One of the main contributors to poor outcomes in routine care is that providers do not typically use symptom rating scales in a systematic way to determine quantitatively whether their patients are improving. The primary benefit of measurement-based care is improved clinical outcomes for each individual patient. An indirect benefit of measurement-based care is that patient level outcomes can be aggregated across providers, clinics and healthcare systems to inform quality improvement activities, and reported to payers in order to demonstrate the value of the behavioral health services being delivered. Yet, only 18% of psychiatrists and 11% of psychologists in the U.S. routinely administer symptom rating scales to monitor treatment response.

Similarly, the assessment of suicidal risk through the use of standardized scales can promote suicide prevention and over the course of time, can promote improvement in clinical care and outcome measures. The 2012 National Strategy for Suicide Prevention indicates that individuals at high risk for suicide require clinical evaluation and care to identify and treat mental health and medical conditions, and to specifically address suicide risk. In the past, it was believed that appropriately treating underlying conditions (e.g., mood disorders, substance abuse) would remove the risk for suicide. However, there is a growing body of evidence that suggests that suicide prevention is enhanced when specific treatments for underlying conditions are combined with strategies that directly address suicide risk. In recent years, a small number of health care and community support systems that provide health care services to defined populations (also referred to as “boundaried” systems) have adopted a “zero suicides” goal for the population under their care. Within these types of health care systems, the goal of eliminating suicide can help set into place system-wide changes that enhance service access and quality through continuous improvement. Managing a system of care to achieve the goal of zero suicides requires organizations to evaluate performance rigorously and use adverse events as opportunities to improve their capacity to save lives.

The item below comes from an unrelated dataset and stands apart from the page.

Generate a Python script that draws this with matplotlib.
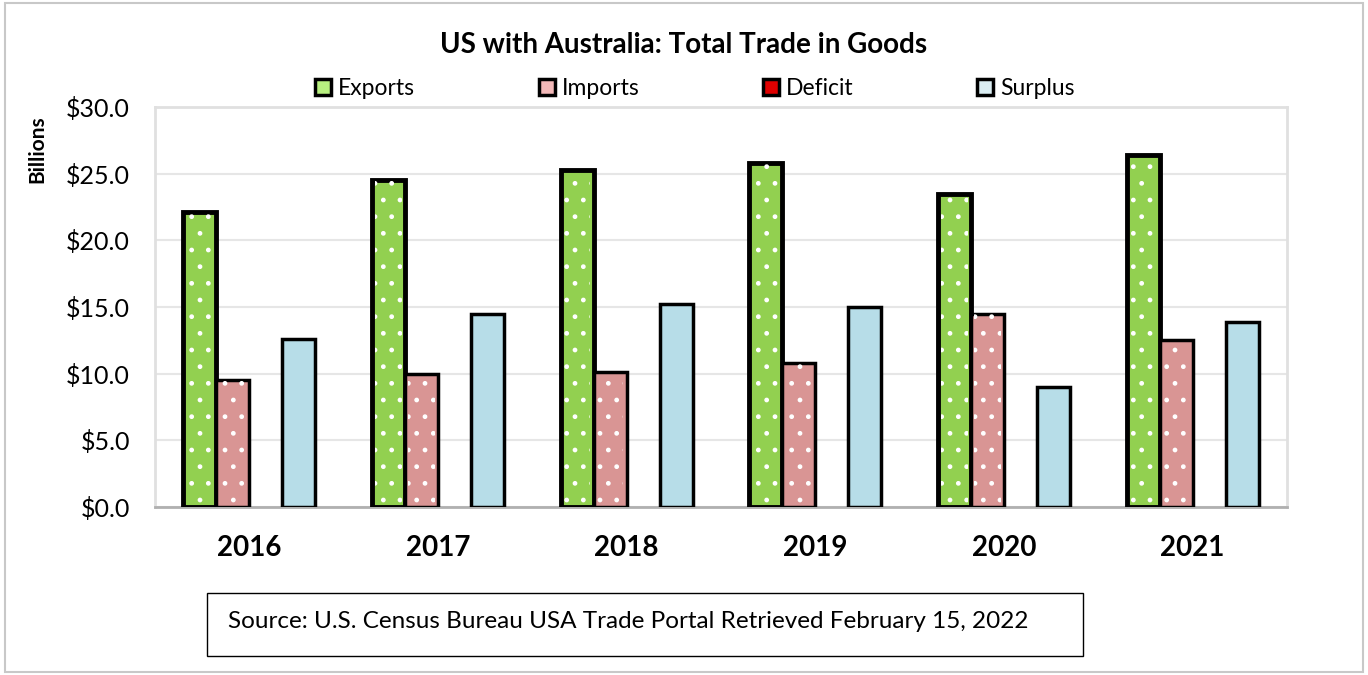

Finally, the National Suicide Prevention Lifeline reports that from 1/1/18 to 6/30/18, 263 nonveteran Fayette County calls were received by the Lifeline.   Currently, those local calls are going to the National Lifeline are being answered by counselors who are not local, and who do not know the local services as well as CRCSI staff.  While the Lifeline provides training and rigorous standards of care, the individual crisis centers who are part of their network can offer callers local crisis counseling and referrals which can be more effective in getting people into services they need.